Reich und national

###Phasenverschiebung###

Aus dem Halbschlaf aufgewacht mit einer Sequenz aus Steve Reich’s „Music for 18 Musicians“ im Kopf, eines meiner Lieblingsstücke aus der minimalistischen Tradition, das ich allerdings seit mindestens ... 18 Monaten nicht mehr gehört habe. Denke: wie ein Kommentar zum Abschlusszitat meines gestrigen Blogs. Es gibt Begriffe, auch ganze Beobachtungen, die man ähnlich wie Noten scheinbar endlos transponieren kann. Figur und Hintergrund in der visuellen Wahrnehmung, Figur und Hintergrund in der Musik, Figur und Hintergrund bei der Beschreibung von Beobachtungssituationen (z.B. Ritualen), Figur und Hintergrund im semantischen Gewebe eines Satzes.

Reich hat phasenartig verschobene Patterns meist modaler Tonalität übereinandergelegt. Durch Repetition mit geringfügigen Variationen entstehen – gerade bei „Music for 18 Musicians“ – raumhafte Übergänge. Statt melodiöser oder narrativer Kontinuität (Linearität) bildet sich der Eindruck nahtloser Durchdringung von Vordergrund und Hintergrund, Anfang und Ende. Teile des Klangraums spielen sich momentartig in den vordergründigen Aufmerksamkeitsfokus, um jäh aber sanft vom Fluss des Hintergrund aufgenommen und neu ausgestossen zu werden.

Arm dran sind bei dieser Musik nur Menschen mit einem analytischen Hörstil (remember Adorno ...). Bewegt man sich jedoch außerhalb dieses seltsamen, rationalistischen Paradigmas, lassen sich aufschlussreiche Beobachtungen zum Beobachter machen bzw. zum Hörer, wenn er wagt, die Augen zu schließen.


###Rückbezug###

Involviertheit oder „Teilhabe“ am Beobachtungsfeld (jetzt weniger in dem allgemeinen Sinn der Systemtheorien 1. oder 2. Ordnung), sondern im spezifischeren Sinn, der [dynamischen Ritualwissenschaft](http://www.ritualdynamik.uni-hd.de), die wir in Heidelberg zu entwickeln scheinen.

Schaut man sich das Ritualverständnis innerhalb der systemischen Therapie an (seit Mara Selvini Palazzoli), so entdeckt man meist ein Auffassung von Ritual als (aus dem Therapiekontext heraus gesehen dysfunktionales) „Muster“, das durch eine geeignete Variation dynamisiert und in ein anderes Muster verwandelt werden soll. „Rituale“ werden so selber zu einer Intervention unter anderen, verschreibbar, umgrenzt. Meist sind es symbolische Handlungen, die verordnet werden (wie die „Prozession“ einer Familie zur Kloschlüssel, in der die Medikamente des Indexpatienten versenkt werden).

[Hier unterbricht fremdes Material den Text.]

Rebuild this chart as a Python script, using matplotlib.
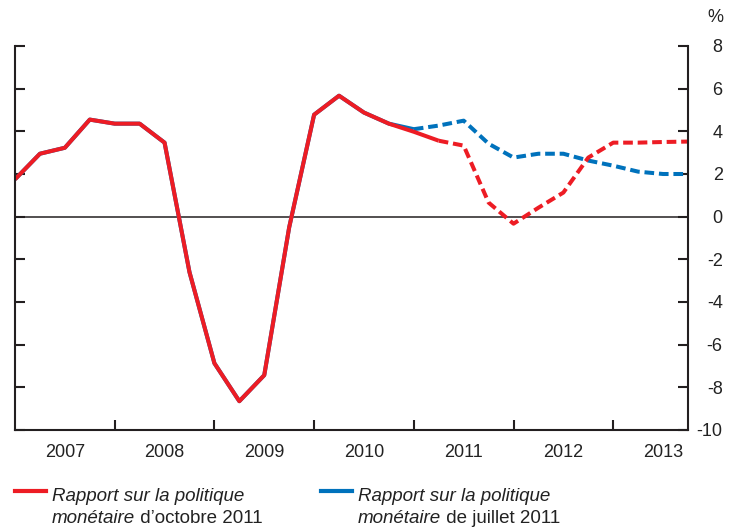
import matplotlib
matplotlib.use("Agg")
import matplotlib.pyplot as plt
from matplotlib.ticker import FixedLocator, NullFormatter, FixedFormatter

plt.rcParams['font.family'] = ['Liberation Sans', 'DejaVu Sans']
plt.rcParams['axes.unicode_minus'] = False

# quarterly, 2007Q1 .. 2013Q4 (index 0..27)
years = ['2007', '2008', '2009', '2010', '2011', '2012', '2013']
# Rapport d'octobre 2011 (actual up to 2011Q2, projection after)
oct_vals = [1.75, 2.95, 3.23, 4.55, 4.36, 4.36, 3.47, -2.6,
            -6.87, -8.65, -7.43, -0.5, 4.78, 5.67, 4.88, 4.36,
            3.98, 3.56, 3.33, 0.66, -0.33, 0.42, 1.13, 2.77,
            3.47, 3.47, 3.5, 3.52]
oct_last_actual = 17
# Rapport de juillet 2011 (actual up to 2011Q1, projection after)
jul_vals = [1.75, 2.95, 3.23, 4.55, 4.36, 4.36, 3.47, -2.6,
            -6.87, -8.65, -7.43, -0.5, 4.78, 5.67, 4.88, 4.36,
            4.1, 4.27, 4.5, 3.42, 2.77, 2.95, 2.95, 2.63,
            2.39, 2.11, 2.0, 2.0]
jul_last_actual = 16
yticks = [-10, -8, -6, -4, -2, 0, 2, 4, 6, 8]

red = '#ED1C24'
blue = '#0072BC'
dark = '#231F20'
txt = '#222222'

fig = plt.figure(figsize=(7.33, 5.29), dpi=100)
ax = fig.add_axes([15/733, 1-430/529, (688-15)/733, (430-46)/529])

x = list(range(len(oct_vals)))
lw = 2.9
dash = (2.4, 1.2)

# july: solid history then dashed projection
ax.plot(x[:jul_last_actual+1], jul_vals[:jul_last_actual+1], color=blue, lw=lw, solid_capstyle='butt')
ax.plot(x[jul_last_actual:], jul_vals[jul_last_actual:], color=blue, lw=lw, dashes=dash)
# october on top
ax.plot(x[:oct_last_actual+1], oct_vals[:oct_last_actual+1], color=red, lw=lw, solid_capstyle='butt')
ax.plot(x[oct_last_actual:], oct_vals[oct_last_actual:], color=red, lw=lw, dashes=dash)

ax.axhline(0, color=dark, lw=1.1, zorder=1)

ax.set_xlim(0, 27)
ax.set_ylim(-10, 8)

for s in ['left', 'right', 'bottom']:
    ax.spines[s].set_linewidth(1.5)
    ax.spines[s].set_color(dark)
ax.spines['top'].set_visible(False)

# x: year boundaries as ticks, labels centred in each year
ax.xaxis.set_major_locator(FixedLocator([4, 8, 12, 16, 20, 24]))
ax.xaxis.set_major_formatter(NullFormatter())
ax.xaxis.set_minor_locator(FixedLocator([2, 6, 10, 14, 18, 22, 26]))
ax.xaxis.set_minor_formatter(FixedFormatter(years))
ax.tick_params(axis='x', which='major', direction='in', length=7, width=1.5, color=dark)
ax.tick_params(axis='x', which='minor', length=0, pad=10, labelsize=13, labelcolor=txt)

ax.set_yticks(yticks)
ax.yaxis.tick_right()
ax.tick_params(axis='y', left=True, right=True, labelleft=False, labelright=True,
               direction='in', length=7, width=1.5, color=dark, pad=25,
               labelsize=13, labelcolor=txt)
for lab in ax.yaxis.get_majorticklabels():
    lab.set_horizontalalignment('right')

fig.text(723/733, 1-18/529, '%', ha='right', va='center', fontsize=13, color=txt)

# legend drawn by hand below the plot
def legend_item(x0, color, tail):
    fig.add_artist(plt.Line2D([x0/733, (x0+31)/733], [1-491/529, 1-491/529],
                              color=color, lw=3.0, transform=fig.transFigure))
    fig.text((x0+37)/733, 1-501/529, 'Rapport sur la politique', style='italic',
             fontsize=13.5, va='baseline', ha='left', color=txt)
    t = fig.text((x0+37)/733, 1-523/529, 'monétaire', style='italic',
                 fontsize=13.5, va='baseline', ha='left', color=txt)
    fig.add_artist(matplotlib.text.Annotation(tail, xy=(1, 0), xycoords=t,
                                              va='bottom', ha='left', fontsize=13.5,
                                              color=txt))

legend_item(15, red, ' d\u2019octobre 2011')
legend_item(321, blue, ' de juillet 2011')

fig.savefig('out.png', dpi=100)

Das verkürzt den Begriff „Ritual“ ziemlich, oder spielt zumindest eine interventionistische Variation von Ritualverständnis in den Vordergrund.

Unsere mitteleuropäische Teilhabe an Ritualen wie Hochzeiten, Taufen, Beerdigungen (um hier nur existentiellere Situationen zu nennen) ist oft eher beobachtender Natur. Wir stellen uns außerhalb.


"Wenn ich beobachte, unterscheide ich. Ich wäre vielleicht nicht auf den Gedanken gekommen zu unterscheiden." – Antoine de Saint-Exupéry, Carnets


Daneben gibt es kulturanthropologische Varianten von Ritualverständis, die weniger separate, aus dem Kontext heraustrennbare Handlungssequenzen hervorheben, sondern die Verflochtenheit solcher Performanzen mit dem generellen Weltwahrnehmungs- und -deutungssystem einer Kultur.

Die Teilhabe der Akteure am Ritualgeschehen kann dementsprechend auch noch andere Formen annehmen als die ironische Distanz, die verachtungsvolle Duldung, die romantische Rührung, die strategische Planung usw., die in unseren post-modernen Kontexten oft im Vordergrund stehen. Darunter die Begeisterung, Ekstase, Verschmelzung, Ehrfurcht, das gewalt(tätige) Mitgrissensein. Um sich der Suggestivität einiger Rituale auszuliefern zu können, braucht es Formen der Affirmation: der Bejahung eigener kultureller Wurzeln und Formen.


Damit wäre ich fast – im Sinne des Reich’schen Prinzips der Phasenverschiebung und in genußvoller Assoziativität - bei der ganzen aktuellen Debatte um nationalstaatliche Symbole angekommen. Fussballweltmeisterschaft als nationalstaatlicher Affirmationsversuch von unten (und ein wenig ja auch von oben).

Dazu mag jemand anders weiterschreiben.